Joseph Ritter von Aschbach (29 April 1801 - 25 April 1882) was a German historian who studied the Visigoths, writing "Geschichte der Westgoten" ("History of the Visigoths") in 1827.

Aschbach was born in Höchst (Frankfurt am Main). He initially studied theology and philosophy at the University of Heidelberg, but his focus soon turned to history, being influenced by Friedrich Christoph Schlosser. Since 1823 he was professor at the gymnasium of Frankfurt.
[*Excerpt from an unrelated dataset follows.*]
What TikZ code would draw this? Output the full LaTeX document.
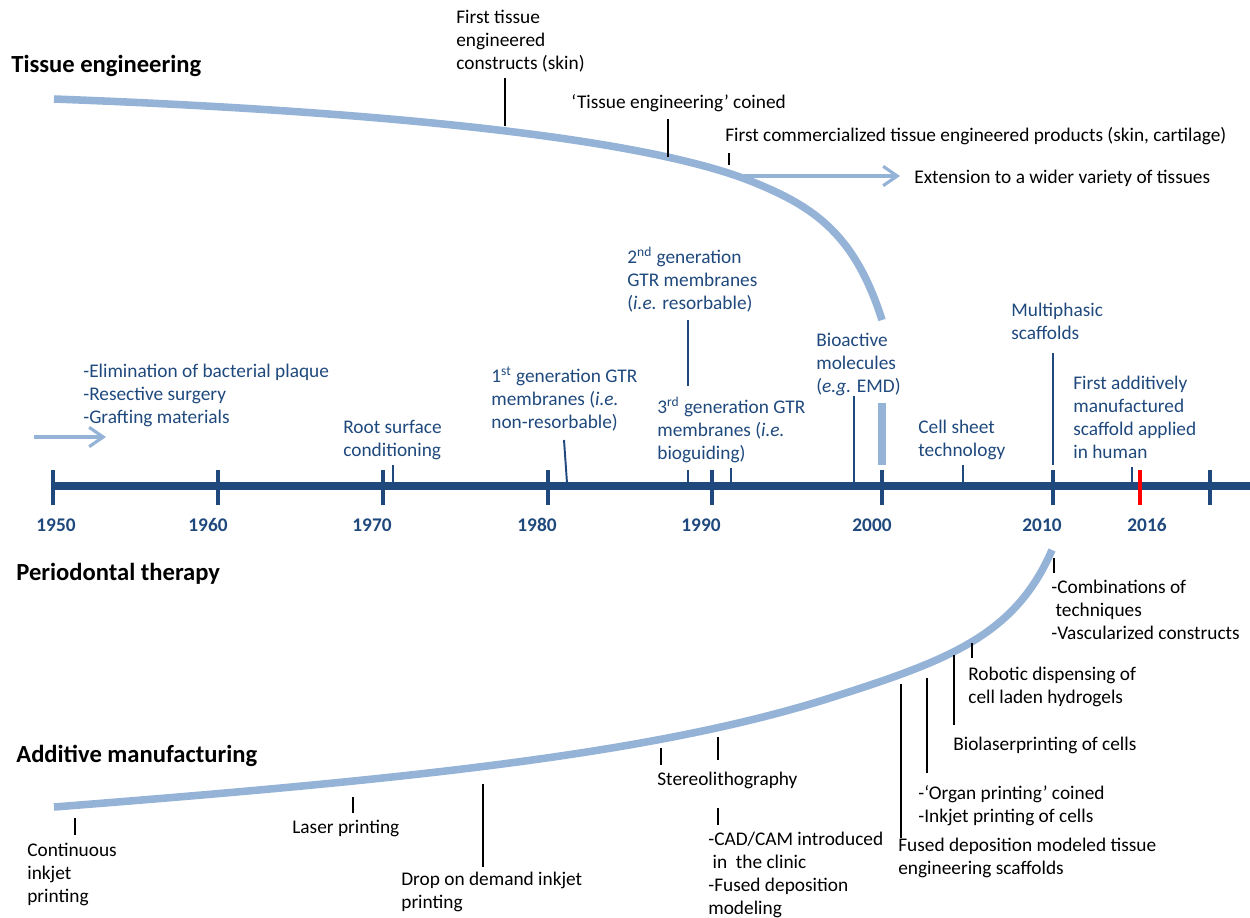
\documentclass[tikz,border=0pt]{standalone}
\usepackage{fontspec}
\setmainfont{Carlito}
\usepackage{tikz}
\usetikzlibrary{arrows.meta}

\definecolor{pdblue}{RGB}{31,73,125}
\definecolor{trendblue}{RGB}{149,179,215}

\tikzset{
	lbl/.style = {anchor = base west, align = left, inner sep = 0pt, font = \fontsize{11}{13}\selectfont},
	plbl/.style = {lbl, text = pdblue},
	ttl/.style = {anchor = base west, inner sep = 0pt, font = \fontsize{14}{17}\selectfont\bfseries},
	yr/.style = {anchor = base, inner sep = 0pt, text = pdblue, font = \fontsize{11}{13}\selectfont\bfseries},
	trend/.style = {draw = trendblue, line width = 4.3pt},
	trendarrow/.style = {draw = trendblue, line width = 1.8pt, -{Straight Barb[length = 8pt, width = 11pt]}},
	bigpin/.style = {line width = 1.4pt},
	smallpin/.style = {line width = 0.7pt},
	ppin/.style = {draw = pdblue, line width = 1.1pt},
	psmallpin/.style = {draw = pdblue, line width = 0.7pt}
}

\begin{document}
\begin{tikzpicture}[x = 0.02cm, y = -0.02cm]
	\useasboundingbox (0,0) rectangle (1250,917);

	% tissue engineering (multi-line labels sit on their last baseline)
	\node [ttl] (te) at (11,72) {Tissue engineering};
	\draw [trend] (54,99) .. controls (400,112) and (650,140) .. (753,182) .. controls (815,207) and (855,235) .. (882,320);
	\draw [trend, line width = 5pt] (882,403) -- (882,465);
	\node [lbl] (teskin) at (456,69) {First tissue\\engineered\\constructs (skin)};
	\node [lbl] (tecoined) at (571,108) {`Tissue engineering' coined};
	\node [lbl] (teproducts) at (725,141) {First commercialized tissue engineered products (skin, cartilage)};
	\node [lbl] (tewider) at (914,183) {Extension to a wider variety of tissues};
	\draw [bigpin] (505,78) -- (505,126);
	\draw [bigpin] (668,119) -- (668,157);
	\draw [smallpin] (729,153) -- (729,165);
	\draw [trendarrow] (744,176) -- (900,176);

	% periodontal therapy
	\draw [trendarrow] (34,437) -- (106,437);
	\node [plbl] (ptplaque) at (83,423) {-Elimination of bacterial plaque\\-Resective surgery\\-Grafting materials};
	\node [plbl] (ptroot) at (343,456) {Root surface\\conditioning};
	\node [plbl] (ptfirst) at (491,428) {1\textsuperscript{st} generation GTR\\membranes (\textit{i.e.}\\non-resorbable)};
	\node [plbl] (ptsecond) at (627,309) {2\textsuperscript{nd} generation\\GTR membranes\\(\textit{i.e.} resorbable)};
	\node [plbl] (ptthird) at (657,459) {3\textsuperscript{rd} generation GTR\\membranes (\textit{i.e.}\\bioguiding)};
	\node [plbl] (ptbio) at (816,392) {Bioactive\\molecules\\(\textit{e.g.} EMD)};
	\node [plbl] (ptcell) at (918,456) {Cell sheet\\technology};
	\node [plbl] (ptmulti) at (1011,339) {Multiphasic\\scaffolds};
	\node [plbl] (pthuman) at (1073,458) {First additively\\manufactured\\scaffold applied\\in human};
	\draw [psmallpin] (393,465) -- (393,483);
	\draw [ppin] (564,440) -- (567,483);
	\draw [ppin] (688,320) -- (688,386);
	\draw [psmallpin] (688,470) -- (688,483);
	\draw [psmallpin] (731,468) -- (731,483);
	\draw [ppin] (854,396) -- (854,483);
	\draw [psmallpin] (963,465) -- (963,483);
	\draw [ppin] (1053,353) -- (1053,465);
	\draw [psmallpin] (1132,467) -- (1132,483);

	\draw [draw = pdblue, line width = 4.5pt] (53,486) -- (1250,486);
	\foreach \x in {53,218,383,548,712,882,1053,1210}
		\draw [draw = pdblue, line width = 2.8pt] (\x,470) -- (\x,505);
	\draw [red, line width = 2.8pt] (1140,470) -- (1140,505);
	\foreach \yr/\x in {1950/56,1960/208,1970/372,1980/537,1990/701,2000/872,2010/1042,2016/1147}
		\node [yr] (y\yr) at (\x,531) {\yr};
	\node [ttl] (pt) at (16,580) {Periodontal therapy};

	% additive manufacturing
	\node [ttl] (am) at (16,762) {Additive manufacturing};
	\draw [trend] (54,807) .. controls (400,780) and (650,755) .. (830,698) .. controls (950,660) and (1015,635) .. (1052,550);
	\node [lbl] (amcont) at (27,902) {Continuous\\inkjet\\printing};
	\node [lbl] (amlaser) at (292,833) {Laser printing};
	\node [lbl] (amdrop) at (401,908) {Drop on demand inkjet\\printing};
	\node [lbl] (amstereo) at (657,785) {Stereolithography};
	\node [lbl] (amcad) at (708,914) {-CAD/CAM introduced\\\hspace*{0.22em}in\ \ the clinic\\-Fused deposition\\modeling};
	\node [lbl] (amfdm) at (898,874) {Fused deposition modeled tissue\\engineering scaffolds};
	\node [lbl] (amorgan) at (918,822) {-`Organ printing' coined\\-Inkjet printing of cells};
	\node [lbl] (amlaserbio) at (953,750) {Biolaserprinting of cells};
	\node [lbl] (amrobot) at (968,703) {Robotic dispensing of\\cell laden hydrogels};
	\node [lbl] (amcomb) at (1051,639) {-Combinations of\\\hspace*{0.22em}techniques\\-Vascularized constructs};
	\draw [smallpin] (75,818) -- (75,835);
	\draw [smallpin] (353,797) -- (353,813);
	\draw [bigpin] (483,784) -- (483,867);
	\draw [smallpin] (661,748) -- (661,765);
	\draw [bigpin] (718,737) -- (718,760);
	\draw [bigpin] (718,808) -- (718,825);
	\draw [bigpin] (901,684) -- (901,838);
	\draw [bigpin] (927,678) -- (927,773);
	\draw [bigpin] (954,655) -- (954,725);
	\draw [smallpin] (972,643) -- (972,658);
	\draw [smallpin] (1054,558) -- (1054,573);
\end{tikzpicture}
\end{document}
He became a professor of history at the University of Bonn in 1842, and later filled the same position at the University of Vienna (1853). Within two years he became a member of the Vienna Academy of Sciences. He was ennobled in 1870.

Aschbach died in Vienna.

== Written works ==
- Geschichte der Westgoten (History of the Visigoths), 1827.
- Geschichte der Omajjaden in Spanien (History of the Umayyads in Spain), two volumes, 1829-1830.
- Geschichte Spaniens und Portugals zur Zeit der Herrschaft der Almorawiden und Almohaden (History of Spain and Portugal during the reign of Almoravides and Almohades), two volumes, 1833–1837.
- Geschichte der Heruler und Gepiden (History of Heruli and Gepidi), 1835.
- Geschichte Kaiser Sigismunds (History of Emperor Sigismund), four volumes, 1838–1845.
- Urkundliche Geschichte der Grafen von Wertheim (Documentary history of the counts of Wertheim), two volumes, 1843.
- Allgemeine Kirchenlexikon (General church dictionary) editor, four volumes, 1846–1850.
- Geschichte der Wiener Universität, (History of the University of Vienna), three volumes, 1865/1877/postum 1885.
- Roswitha und Konrad Celtes (Hrotsvitha and Konrad Celtes), second edition in 1868.